I hesitated, then took out my phone and called her.
 
“Is anything wrong?” she asked.
 
“No. I just wanted to say that I love you and I’ll miss you.”
 
She laughed a little through her tears and told me to eat properly, sleep properly, study properly — the same things that she had already said over dinner and would probably say again the next time she came. When the call ended, I stared at the screen for a few seconds before putting the phone down.
 
The driver said, “My daughter also studies abroad.” He added, “In Korea. She goes to Yonsei.”
 
I laughed softly, almost out of disbelief. “Really?”
 
“Yes.

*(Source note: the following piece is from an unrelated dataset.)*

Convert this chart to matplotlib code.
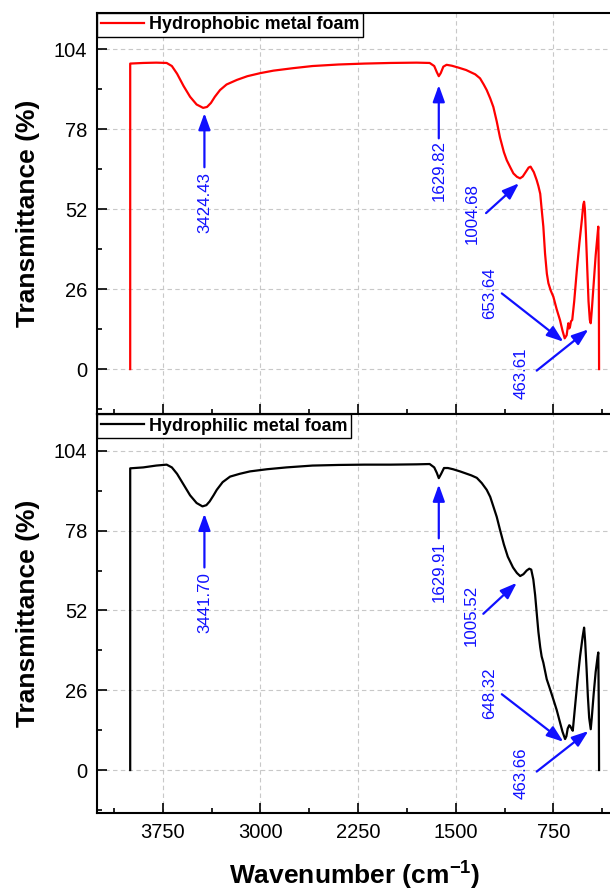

So maybe I understand your mother better than you think.”
 
His face in the mirror showed a tired man who’d spent years driving under the Singapore sky, carrying strangers who would step in for a few minutes, then step out and disappear. Plastic stretched across the old seats in a wrinkled layer, worn smooth in some places and cracked in others. It crinkled as I shifted to get a better view of him in the mirror.
 
“When my daughter first left,” he said, “I thought missing her would only make life harder. But after some time, I came to understand that missing her also gave me strength. I wanted to work harder. I wanted to be useful. I wanted to make her life easier. Love can make you weak for a moment, but it teaches you how to be strong.”
 
I couldn’t answer right away. In the window, I could see my own reflection over the moving city, my face floating over the roads and buildings. I thought of my mother standing alone after the taxi left. I thought of my father in Korea, who always sounded strong and steady on the phone. I thought of the two of them growing older in increments, too slowly for me to notice until suddenly I’d find a few more gray hairs.
 
“When parents let their child go far away,” the taxi driver said, “they do it because they believe in the child. You must embody that faith properly.”
 
For a while, neither of us said anything else. The taxi turned toward the road leading closer to my campus. It felt like the conversation was over.
 
Then the driver reached forward with one hand, opened a small compartment near the dashboard and searched for something inside. When he found it, he handed it to me.
 
A one-dollar coin dropped into my palm. I looked at him, confused, and asked what it was.
 
“A gift.”
 
“For what?”
 
“Luck.”
 
I turned the coin over in my hand. I had never been given anything by a stranger before, certainly not after a conversation like this.


A one-dollar coin that a student received from a taxi driver [YOON JUNGHOON]

A one-dollar coin that a student received from a taxi driver [YOON JUNGHOON]

 
“Thank you,” I said.
 
He shrugged, seemingly self-conscious and embarrassed by the emotion in my voice. “Study well,” he said.
 
The school gates came into view. The taxi slowed and rolled inside. I stepped out and stood there for a moment, watching the taxi disappear between the trees. Then I put the coin in my pocket.